## Given instruction
Repeat the listing word for word. No pictures belong in the copy.

--- Given data ---

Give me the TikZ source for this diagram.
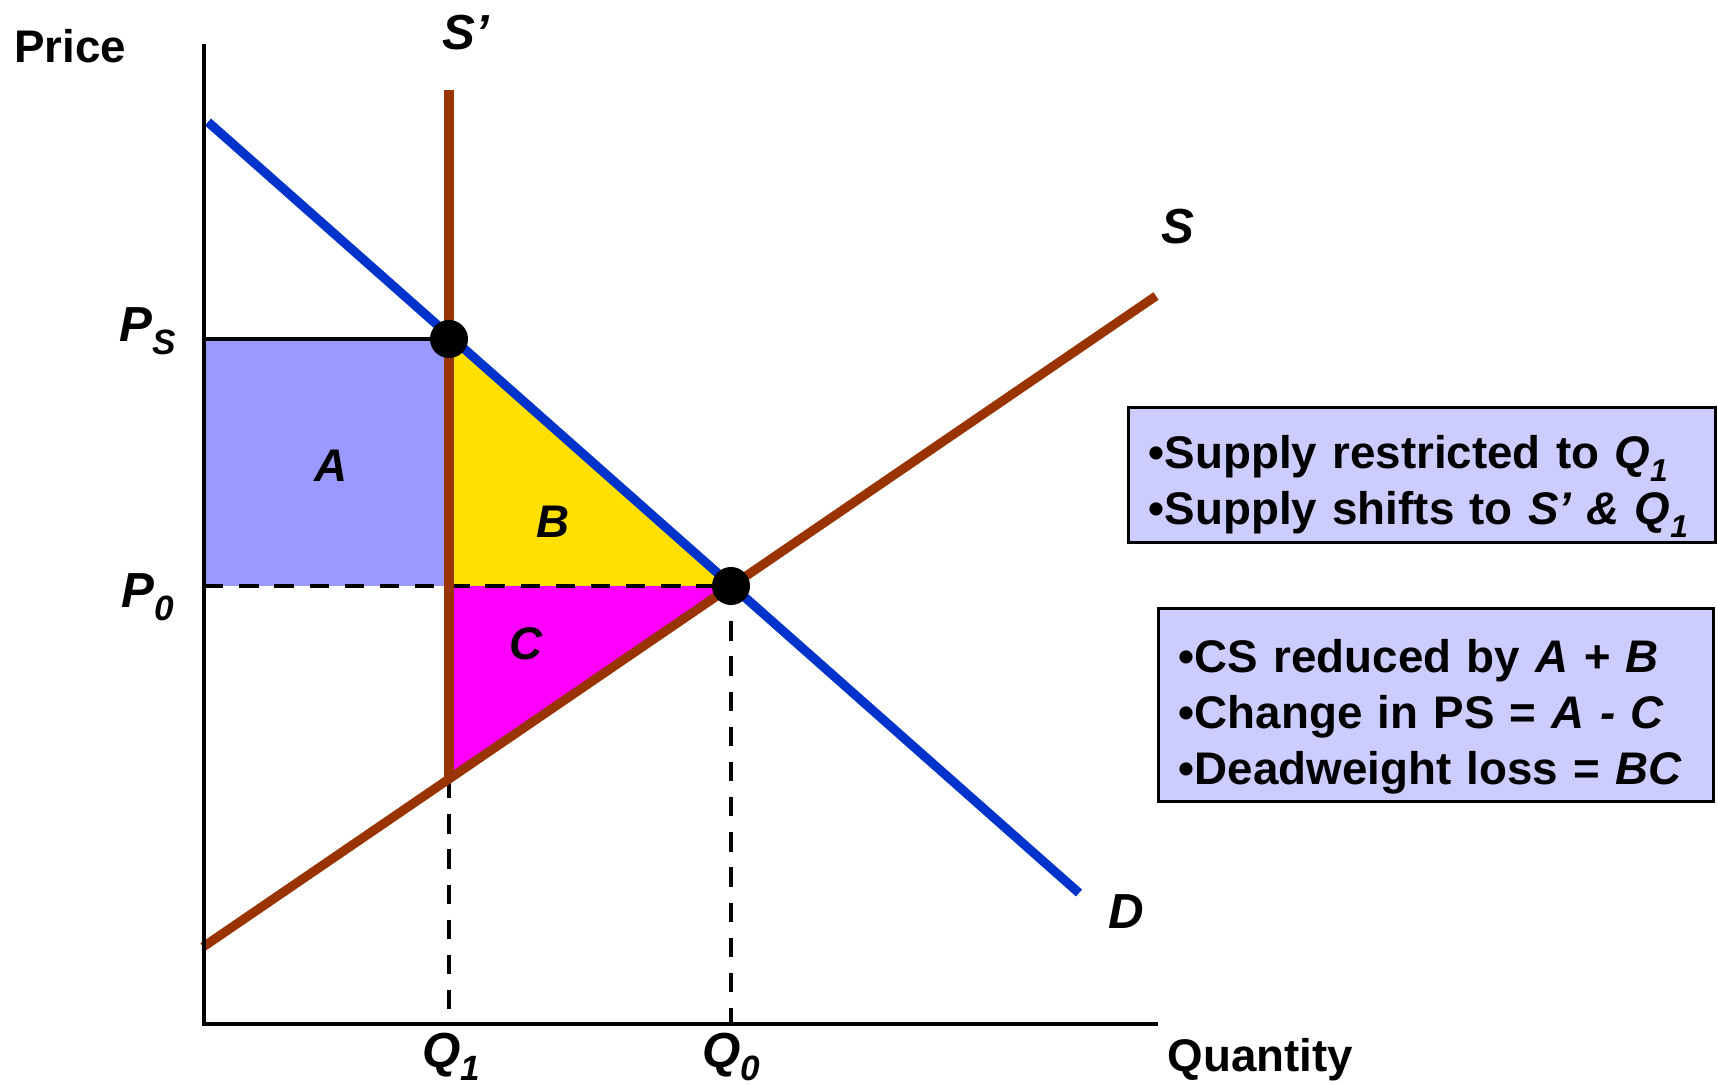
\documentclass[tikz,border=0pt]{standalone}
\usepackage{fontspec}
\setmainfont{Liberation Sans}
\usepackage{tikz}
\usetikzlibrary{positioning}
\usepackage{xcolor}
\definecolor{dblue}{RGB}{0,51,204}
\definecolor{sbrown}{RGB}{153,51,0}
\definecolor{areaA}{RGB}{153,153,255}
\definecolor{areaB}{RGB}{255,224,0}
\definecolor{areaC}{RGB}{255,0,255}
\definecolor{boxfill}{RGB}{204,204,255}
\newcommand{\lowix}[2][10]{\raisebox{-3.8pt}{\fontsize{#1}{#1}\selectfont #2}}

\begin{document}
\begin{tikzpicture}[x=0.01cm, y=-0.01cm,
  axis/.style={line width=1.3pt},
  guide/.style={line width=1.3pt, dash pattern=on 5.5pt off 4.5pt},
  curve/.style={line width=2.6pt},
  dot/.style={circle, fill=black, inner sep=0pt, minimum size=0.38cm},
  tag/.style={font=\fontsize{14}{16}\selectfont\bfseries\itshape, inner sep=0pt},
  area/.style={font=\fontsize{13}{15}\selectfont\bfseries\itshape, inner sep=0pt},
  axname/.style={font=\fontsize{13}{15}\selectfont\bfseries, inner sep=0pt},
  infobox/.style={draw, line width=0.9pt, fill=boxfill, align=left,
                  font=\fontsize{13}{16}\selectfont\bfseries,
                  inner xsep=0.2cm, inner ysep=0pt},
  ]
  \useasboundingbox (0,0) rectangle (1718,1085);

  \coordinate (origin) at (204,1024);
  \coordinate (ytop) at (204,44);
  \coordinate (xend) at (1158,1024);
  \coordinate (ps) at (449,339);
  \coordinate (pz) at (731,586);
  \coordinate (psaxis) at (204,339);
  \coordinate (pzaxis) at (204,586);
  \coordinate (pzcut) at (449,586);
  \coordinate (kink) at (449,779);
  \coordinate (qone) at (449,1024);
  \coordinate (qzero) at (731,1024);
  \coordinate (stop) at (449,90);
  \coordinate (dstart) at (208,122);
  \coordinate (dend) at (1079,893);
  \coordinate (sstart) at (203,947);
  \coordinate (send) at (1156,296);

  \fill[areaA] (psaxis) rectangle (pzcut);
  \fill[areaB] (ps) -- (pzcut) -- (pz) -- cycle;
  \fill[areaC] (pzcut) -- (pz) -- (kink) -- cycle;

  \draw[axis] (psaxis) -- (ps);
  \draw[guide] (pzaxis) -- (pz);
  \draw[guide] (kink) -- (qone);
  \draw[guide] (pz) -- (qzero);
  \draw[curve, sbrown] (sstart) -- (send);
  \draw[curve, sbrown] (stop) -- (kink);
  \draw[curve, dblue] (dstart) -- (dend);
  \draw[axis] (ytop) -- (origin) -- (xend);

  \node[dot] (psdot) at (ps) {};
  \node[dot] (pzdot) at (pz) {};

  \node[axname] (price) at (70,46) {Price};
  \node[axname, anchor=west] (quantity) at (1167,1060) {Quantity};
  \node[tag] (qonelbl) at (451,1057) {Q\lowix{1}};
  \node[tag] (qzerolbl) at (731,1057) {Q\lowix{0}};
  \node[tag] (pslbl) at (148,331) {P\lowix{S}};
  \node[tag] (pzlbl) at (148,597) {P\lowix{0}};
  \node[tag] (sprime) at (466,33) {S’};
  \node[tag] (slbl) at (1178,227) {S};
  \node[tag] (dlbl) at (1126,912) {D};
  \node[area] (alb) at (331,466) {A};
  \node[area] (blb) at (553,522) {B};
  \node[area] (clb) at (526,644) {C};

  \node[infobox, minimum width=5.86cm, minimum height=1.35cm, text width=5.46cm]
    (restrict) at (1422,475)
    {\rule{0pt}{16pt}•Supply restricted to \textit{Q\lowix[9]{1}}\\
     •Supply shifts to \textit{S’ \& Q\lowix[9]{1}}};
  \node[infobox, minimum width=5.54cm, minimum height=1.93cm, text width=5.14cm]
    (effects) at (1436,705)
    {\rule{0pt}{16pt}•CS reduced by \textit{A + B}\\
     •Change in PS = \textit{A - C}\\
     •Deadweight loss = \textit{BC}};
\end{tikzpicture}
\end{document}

---

## Solution
Give me the TikZ source for this diagram.
\documentclass[tikz,border=0pt]{standalone}
\usepackage{fontspec}
\setmainfont{Liberation Sans}
\usepackage{tikz}
\usetikzlibrary{positioning}
\usepackage{xcolor}
\definecolor{dblue}{RGB}{0,51,204}
\definecolor{sbrown}{RGB}{153,51,0}
\definecolor{areaA}{RGB}{153,153,255}
\definecolor{areaB}{RGB}{255,224,0}
\definecolor{areaC}{RGB}{255,0,255}
\definecolor{boxfill}{RGB}{204,204,255}
\newcommand{\lowix}[2][10]{\raisebox{-3.8pt}{\fontsize{#1}{#1}\selectfont #2}}

\begin{document}
\begin{tikzpicture}[x=0.01cm, y=-0.01cm,
  axis/.style={line width=1.3pt},
  guide/.style={line width=1.3pt, dash pattern=on 5.5pt off 4.5pt},
  curve/.style={line width=2.6pt},
  dot/.style={circle, fill=black, inner sep=0pt, minimum size=0.38cm},
  tag/.style={font=\fontsize{14}{16}\selectfont\bfseries\itshape, inner sep=0pt},
  area/.style={font=\fontsize{13}{15}\selectfont\bfseries\itshape, inner sep=0pt},
  axname/.style={font=\fontsize{13}{15}\selectfont\bfseries, inner sep=0pt},
  infobox/.style={draw, line width=0.9pt, fill=boxfill, align=left,
                  font=\fontsize{13}{16}\selectfont\bfseries,
                  inner xsep=0.2cm, inner ysep=0pt},
  ]
  \useasboundingbox (0,0) rectangle (1718,1085);

  \coordinate (origin) at (204,1024);
  \coordinate (ytop) at (204,44);
  \coordinate (xend) at (1158,1024);
  \coordinate (ps) at (449,339);
  \coordinate (pz) at (731,586);
  \coordinate (psaxis) at (204,339);
  \coordinate (pzaxis) at (204,586);
  \coordinate (pzcut) at (449,586);
  \coordinate (kink) at (449,779);
  \coordinate (qone) at (449,1024);
  \coordinate (qzero) at (731,1024);
  \coordinate (stop) at (449,90);
  \coordinate (dstart) at (208,122);
  \coordinate (dend) at (1079,893);
  \coordinate (sstart) at (203,947);
  \coordinate (send) at (1156,296);

  \fill[areaA] (psaxis) rectangle (pzcut);
  \fill[areaB] (ps) -- (pzcut) -- (pz) -- cycle;
  \fill[areaC] (pzcut) -- (pz) -- (kink) -- cycle;

  \draw[axis] (psaxis) -- (ps);
  \draw[guide] (pzaxis) -- (pz);
  \draw[guide] (kink) -- (qone);
  \draw[guide] (pz) -- (qzero);
  \draw[curve, sbrown] (sstart) -- (send);
  \draw[curve, sbrown] (stop) -- (kink);
  \draw[curve, dblue] (dstart) -- (dend);
  \draw[axis] (ytop) -- (origin) -- (xend);

  \node[dot] (psdot) at (ps) {};
  \node[dot] (pzdot) at (pz) {};

  \node[axname] (price) at (70,46) {Price};
  \node[axname, anchor=west] (quantity) at (1167,1060) {Quantity};
  \node[tag] (qonelbl) at (451,1057) {Q\lowix{1}};
  \node[tag] (qzerolbl) at (731,1057) {Q\lowix{0}};
  \node[tag] (pslbl) at (148,331) {P\lowix{S}};
  \node[tag] (pzlbl) at (148,597) {P\lowix{0}};
  \node[tag] (sprime) at (466,33) {S’};
  \node[tag] (slbl) at (1178,227) {S};
  \node[tag] (dlbl) at (1126,912) {D};
  \node[area] (alb) at (331,466) {A};
  \node[area] (blb) at (553,522) {B};
  \node[area] (clb) at (526,644) {C};

  \node[infobox, minimum width=5.86cm, minimum height=1.35cm, text width=5.46cm]
    (restrict) at (1422,475)
    {\rule{0pt}{16pt}•Supply restricted to \textit{Q\lowix[9]{1}}\\
     •Supply shifts to \textit{S’ \& Q\lowix[9]{1}}};
  \node[infobox, minimum width=5.54cm, minimum height=1.93cm, text width=5.14cm]
    (effects) at (1436,705)
    {\rule{0pt}{16pt}•CS reduced by \textit{A + B}\\
     •Change in PS = \textit{A - C}\\
     •Deadweight loss = \textit{BC}};
\end{tikzpicture}
\end{document}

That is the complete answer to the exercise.